The dreaded, spectral carriages of thunder
Rolling toward their house, like the Grand Duke
–Pavlovich!–coming to fetch the prodigy
In an amusing, minor act of war:
Subjection in the form of flattery
15 Heaped on the Polish people’s little star
Scavenged from Warsaw’s cultural debris
They are buried in a most civilized and artful way beneath the harmonies of Chopin’s music and Schnackenberg’s sequence, which is rich in ideas, as Chopin’s music is rich in harmonies. Throughout, Schnackenberg’s juxtapositions harmonize polarities, as, for example:
- artistic power–Chopin’s genius political power–Russian soldiers
- flight, exile to Paris imprison, enslave, lock himself in his room
- artistic inventiveness the social inventiveness of gossip
- sincere musical acclaim flattery calculated to gain power
- enthusiastic applause muffled war
- Parisian pastries sausages ground from alley cats
- piano as black butterfly piano as cultural debris, object of derision
- the exile’s anguished tantrum a pet monkey wringing a lily by the stem
What’s real and what charade or mere mimicry? What, if anything, is lasting, what ephemeral? The Russian carriages in St. 4 approach Warsaw like “thunder / Rolling toward their house”, while in St 3, the grand piano of which Chopin will play in the faubourg “is rolled in, / Its curving wing unfolded, like a great black butterfly/ that slowly sails toward charades…” Chopin’s butterfly seems slight compared to Russian thunder. Yet, is it? Butterflies reappear in St. 6 as ghosts, whose breathing is the image of ashen letters breathing from a fire, “barely respiring.”
–as a page
Ignited on the grate and now gone cold,
Maintains its structure as a work of ash
Whose letters breath like ghosts of butterflies
Barely respiring, and legible unless
Gloved fingertips should touch them curiously
And make them crumble
Again and again, Schnackenberg parries emblems of surface reality against a deeper, more fundamental realities.
This dense interweaving of imagery
from various layers of the narrative is the chief characteristic of
Schnackenberg’s lines in Kremlin of Smoke.
In addition to the sumptuous recurring images, Schnackenberg multiplies the
effects of alliteration, assonance, consonance, and internal rhyme in every
line. Virtuosity like Schnackenberg’s is not to everyone’s taste. Her effects
might be cloying, even disagreeable, were it not for sense we have, underlying
complexities of the narrative, of the same splendid isolation that
characterized Chopin’s short life. Whatever Schnackenberg’s aims as a poet, she
seems as a poet to exist somewhere outside the sphere of her contemporaries. If
so, how fitting that she should devote this long poetic sequence to a composer
who has been described as wandering like a cloud across Europe, aloof from his
musical contemporaries.
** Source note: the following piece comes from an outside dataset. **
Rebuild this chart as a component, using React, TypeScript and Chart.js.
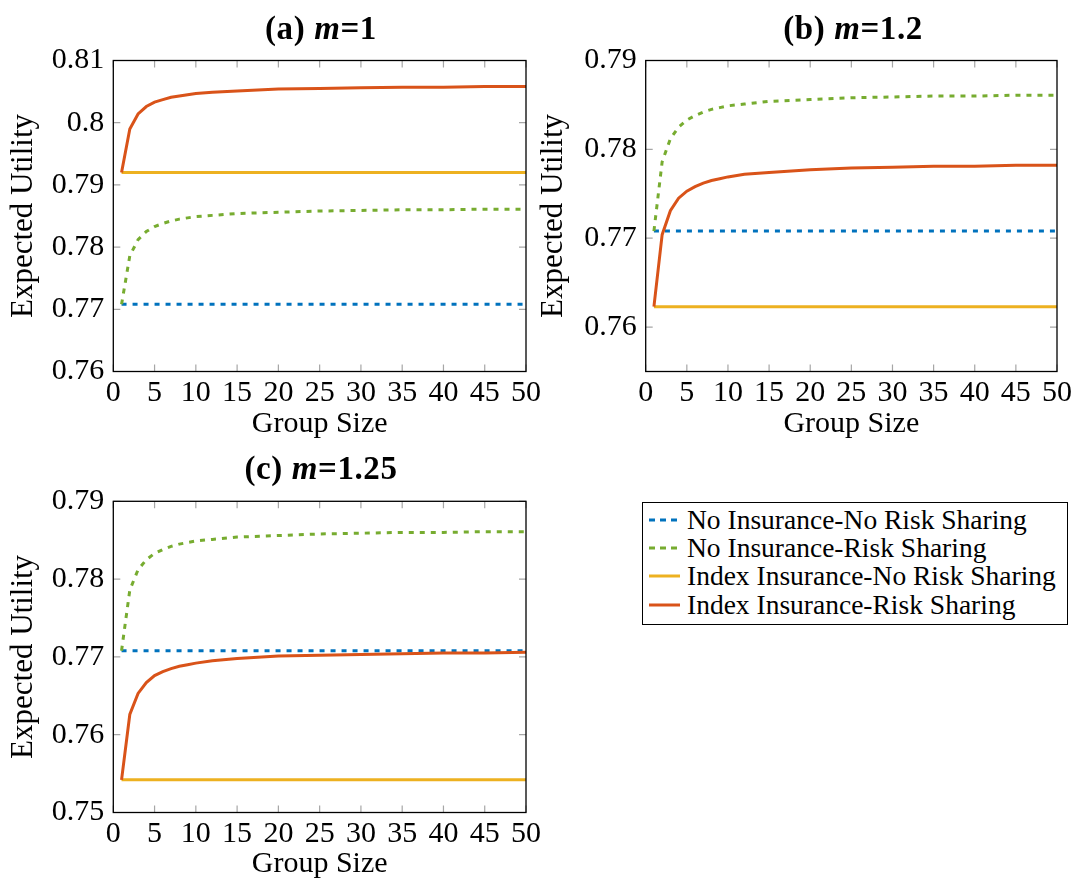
import React, { useEffect, useRef } from 'react';
import { Chart, registerables } from 'chart.js';

Chart.register(...registerables);

// ---------------- data ----------------
const GROUP_SIZE = [1, 2, 3, 4, 5, 6, 7, 8, 9, 10, 12, 15, 20, 25, 30, 35, 40, 45, 50];

// No insurance (independent of m)
const NO_INS_NO_RS = [0.7708, 0.7708, 0.7708, 0.7708, 0.7708, 0.7708, 0.7708, 0.7708, 0.7708, 0.7708, 0.7708, 0.7708, 0.7708, 0.7708, 0.7708, 0.7708, 0.7708, 0.7708, 0.7708];
const NO_INS_RS = [0.7708, 0.7786, 0.7812, 0.7825, 0.7833, 0.7838, 0.7842, 0.7845, 0.7847, 0.7849, 0.7851, 0.7854, 0.7856, 0.7858, 0.7859, 0.7860, 0.7860, 0.7861, 0.7861];

// (a) m = 1
const IDX_NO_RS_A = [0.7920, 0.7920, 0.7920, 0.7920, 0.7920, 0.7920, 0.7920, 0.7920, 0.7920, 0.7920, 0.7920, 0.7920, 0.7920, 0.7920, 0.7920, 0.7920, 0.7920, 0.7920, 0.7920];
const IDX_RS_A = [0.7920, 0.7990, 0.8014, 0.8026, 0.8033, 0.8037, 0.8041, 0.8043, 0.8045, 0.8047, 0.8049, 0.8051, 0.8054, 0.8055, 0.8056, 0.8057, 0.8057, 0.8058, 0.8058];

// (b) m = 1.2
const IDX_NO_RS_B = [0.7623, 0.7623, 0.7623, 0.7623, 0.7623, 0.7623, 0.7623, 0.7623, 0.7623, 0.7623, 0.7623, 0.7623, 0.7623, 0.7623, 0.7623, 0.7623, 0.7623, 0.7623, 0.7623];
const IDX_RS_B = [0.7623, 0.7704, 0.7731, 0.7745, 0.7753, 0.7758, 0.7762, 0.7765, 0.7767, 0.7769, 0.7772, 0.7774, 0.7777, 0.7779, 0.7780, 0.7781, 0.7781, 0.7782, 0.7782];

// (c) m = 1.25
const IDX_NO_RS_C = [0.7542, 0.7542, 0.7542, 0.7542, 0.7542, 0.7542, 0.7542, 0.7542, 0.7542, 0.7542, 0.7542, 0.7542, 0.7542, 0.7542, 0.7542, 0.7542, 0.7542, 0.7542, 0.7542];
const IDX_RS_C = [0.7542, 0.7626, 0.7653, 0.7667, 0.7676, 0.7681, 0.7685, 0.7688, 0.7690, 0.7692, 0.7695, 0.7698, 0.7701, 0.7702, 0.7703, 0.7704, 0.7705, 0.7705, 0.7706];

const X_TICKS = [0, 5, 10, 15, 20, 25, 30, 35, 40, 45, 50];
const Y_TICKS_A = [0.76, 0.77, 0.78, 0.79, 0.80, 0.81];
const Y_TICKS_B = [0.76, 0.77, 0.78, 0.79];
const Y_TICKS_C = [0.75, 0.76, 0.77, 0.78, 0.79];

const SERIES_NAMES = [
  'No Insurance-No Risk Sharing',
  'No Insurance-Risk Sharing',
  'Index Insurance-No Risk Sharing',
  'Index Insurance-Risk Sharing',
];
const SERIES_COLORS = ['#0072BD', '#77AC30', '#EDB120', '#D95319'];
const SERIES_DASHED = [true, true, false, false];

const FONT = '"Liberation Serif", "Times New Roman", serif';

Chart.defaults.font.family = FONT;
Chart.defaults.color = '#000';

// ---------------- plugin: pgfplots-like frame & inward ticks ----------------
const frameTicksPlugin = {
  id: 'frameTicks',
  beforeDatasetsDraw(chart: any) {
    const { ctx, chartArea: a, scales } = chart;
    ctx.save();
    ctx.strokeStyle = '#a6a6a6';
    ctx.lineWidth = 1.2;
    ctx.beginPath();
    for (const t of scales.x.ticks) {
      const px = scales.x.getPixelForValue(t.value);
      ctx.moveTo(px, a.bottom);
      ctx.lineTo(px, a.bottom - 7);
      ctx.moveTo(px, a.top);
      ctx.lineTo(px, a.top + 7);
    }
    for (const t of scales.y.ticks) {
      const py = scales.y.getPixelForValue(t.value);
      ctx.moveTo(a.left, py);
      ctx.lineTo(a.left + 7, py);
      ctx.moveTo(a.right, py);
      ctx.lineTo(a.right - 7, py);
    }
    ctx.stroke();
    ctx.restore();
  },
  afterDatasetsDraw(chart: any) {
    const { ctx, chartArea: a } = chart;
    ctx.save();
    ctx.strokeStyle = '#000';
    ctx.lineWidth = 1.3;
    ctx.strokeRect(a.left, a.top, a.right - a.left, a.bottom - a.top);
    ctx.restore();
  },
};

const fmt = (v: any) => String(Number(Number(v).toFixed(2)));

type PanelProps = {
  left: number;
  top: number;
  width: number;
  height: number;
  padTop: number;
  padRight: number;
  yWidth: number;
  xHeight: number;
  xTitlePad: number;
  yMin: number;
  yMax: number;
  yTicks: number[];
  idxNoRS: number[];
  idxRS: number[];
};

function Panel(p: PanelProps) {
  const ref = useRef<HTMLCanvasElement | null>(null);
  useEffect(() => {
    if (!ref.current) return;
    const seriesValues = [NO_INS_NO_RS, NO_INS_RS, p.idxNoRS, p.idxRS];
    const datasets = seriesValues.map((vals, i) => ({
      label: SERIES_NAMES[i],
      data: GROUP_SIZE.map((x, j) => ({ x, y: vals[j] })),
      borderColor: SERIES_COLORS[i],
      backgroundColor: SERIES_COLORS[i],
      borderWidth: 3,
      borderDash: SERIES_DASHED[i] ? [5, 6] : [],
      borderCapStyle: 'butt' as const,
      pointRadius: 0,
      tension: 0,
      fill: false,
      order: 3 - i,
    }));
    const chart = new Chart(ref.current, {
      type: 'line',
      data: { datasets },
      options: {
        animation: false,
        responsive: false,
        maintainAspectRatio: false,
        devicePixelRatio: 1,
        layout: { padding: { top: p.padTop, right: p.padRight, left: 0, bottom: 0 } },
        plugins: { legend: { display: false }, tooltip: { enabled: false } },
        scales: {
          x: {
            type: 'linear',
            min: 0,
            max: 50,
            grid: { display: false, drawTicks: false },
            border: { display: false },
            afterBuildTicks: (s: any) => {
              s.ticks = X_TICKS.map((v) => ({ value: v }));
            },
            afterFit: (s: any) => {
              s.height = p.xHeight;
            },
            ticks: {
              autoSkip: false,
              maxRotation: 0,
              minRotation: 0,
              padding: 4,
              color: '#000',
              font: { family: FONT, size: 30 },
              callback: (v: any) => fmt(v),
            },
            title: {
              display: true,
              text: 'Group Size',
              color: '#000',
              font: { family: FONT, size: 30, lineHeight: 1.2 },
              padding: { top: 0, bottom: p.xTitlePad },
            },
          },
          y: {
            type: 'linear',
            min: p.yMin,
            max: p.yMax,
            grid: { display: false, drawTicks: false },
            border: { display: false },
            afterBuildTicks: (s: any) => {
              s.ticks = p.yTicks.map((v) => ({ value: v }));
            },
            afterFit: (s: any) => {
              s.width = p.yWidth;
            },
            ticks: {
              autoSkip: false,
              padding: 9,
              color: '#000',
              font: { family: FONT, size: 30 },
              callback: (v: any) => fmt(v),
            },
            title: {
              display: true,
              text: 'Expected Utility',
              color: '#000',
              font: { family: FONT, size: 31, lineHeight: 1.2 },
              padding: { top: 5, bottom: 0 },
            },
          },
        },
      },
      plugins: [frameTicksPlugin],
    } as any);
    return () => {
      chart.destroy();
    };
  }, []);
  return (
    <canvas
      ref={ref}
      width={p.width}
      height={p.height}
      style={{ position: 'absolute', left: p.left, top: p.top, width: p.width, height: p.height }}
    />
  );
}

function Title({ cx, top, label, m }: { cx: number; top: number; label: string; m: string }) {
  return (
    <div
      style={{
        position: 'absolute',
        left: cx - 150,
        top,
        width: 300,
        textAlign: 'center',
        fontFamily: FONT,
        fontSize: 33,
        lineHeight: '33px',
        fontWeight: 'bold',
        letterSpacing: '0.6px',
        whiteSpace: 'nowrap',
        color: '#000',
      }}
    >
      {label} <i>m</i>={m}
    </div>
  );
}

function Legend() {
  const rowCenters = [16.7, 45, 73.4, 101.7];
  return (
    <div
      style={{
        position: 'absolute',
        left: 642,
        top: 502,
        width: 426,
        height: 123,
        boxSizing: 'border-box',
        border: '1px solid #000',
        background: '#fff',
      }}
    >
      {SERIES_NAMES.map((name, i) => (
        <div
          key={name}
          style={{
            position: 'absolute',
            left: 0,
            top: rowCenters[i] - 14,
            height: 28,
            display: 'flex',
            alignItems: 'center',
          }}
        >
          <svg width={31} height={6} style={{ marginLeft: 6, display: 'block' }}>
            <line
              x1={0}
              y1={3}
              x2={31}
              y2={3}
              stroke={SERIES_COLORS[i]}
              strokeWidth={3}
              strokeDasharray={SERIES_DASHED[i] ? '6 5' : undefined}
            />
          </svg>
          <span
            style={{
              marginLeft: 7,
              fontFamily: FONT,
              fontSize: 27.5,
              lineHeight: '28px',
              whiteSpace: 'nowrap',
              color: '#000',
            }}
          >
            {name}
          </span>
        </div>
      ))}
    </div>
  );
}

export default function App() {
  return (
    <div
      style={{
        position: 'fixed',
        left: 0,
        top: 0,
        width: 1076,
        height: 884,
        background: '#fff',
        overflow: 'hidden',
      }}
    >
      <Panel
        left={0}
        top={0}
        width={545}
        height={445}
        padTop={60.5}
        padRight={16.3}
        yWidth={113.3}
        xHeight={73.5}
        xTitlePad={3}
        yMin={0.76}
        yMax={0.81}
        yTicks={Y_TICKS_A}
        idxNoRS={IDX_NO_RS_A}
        idxRS={IDX_RS_A}
      />
      <Panel
        left={530}
        top={0}
        width={546}
        height={445}
        padTop={60.5}
        padRight={16}
        yWidth={115.7}
        xHeight={73.5}
        xTitlePad={3}
        yMin={0.755}
        yMax={0.79}
        yTicks={Y_TICKS_B}
        idxNoRS={IDX_NO_RS_B}
        idxRS={IDX_RS_B}
      />
      <Panel
        left={0}
        top={440}
        width={545}
        height={444}
        padTop={61.3}
        padRight={16.3}
        yWidth={113.3}
        xHeight={71.5}
        xTitlePad={2}
        yMin={0.75}
        yMax={0.79}
        yTicks={Y_TICKS_C}
        idxNoRS={IDX_NO_RS_C}
        idxRS={IDX_RS_C}
      />
      <Title cx={321} top={12} label="(a)" m="1" />
      <Title cx={853} top={12} label="(b)" m="1.2" />
      <Title cx={321} top={452} label="(c)" m="1.25" />
      <Legend />
    </div>
  );
}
Certainly, in this piece, Chopin, the central figure,
is as vulnerable as a flower, yet as immortal as a mortal human can be. The
cigar-smoking imperialist Russians may seem invincible–must have seemed so to
the exiled composer. Yet the emblem of their state, the Kremlin, Schnackenberg
tells us, is “of Smoke”–a work of ash. If you touch it, it crumbles, though
both Kremlin and Chopin’s music (and possibly some of Schnackenberg’s poems)
have some “measure of eternity”[4] in
them.
[1] The phrase is Robert Craft’s, and appears in “Chopin’s Progress,” NYRB, October 18, 1973.
[2] Possibly bad advice, given that Chopin’s genius from the outset tended to live in shorter pieces with less crescendo. Again, I rely on the writing of Robert Craft, ibid.
[3] Ibid.
[4] The phrase is Robert Craft’s, writing of Chopin (not the Kremlin or Schnackenberg).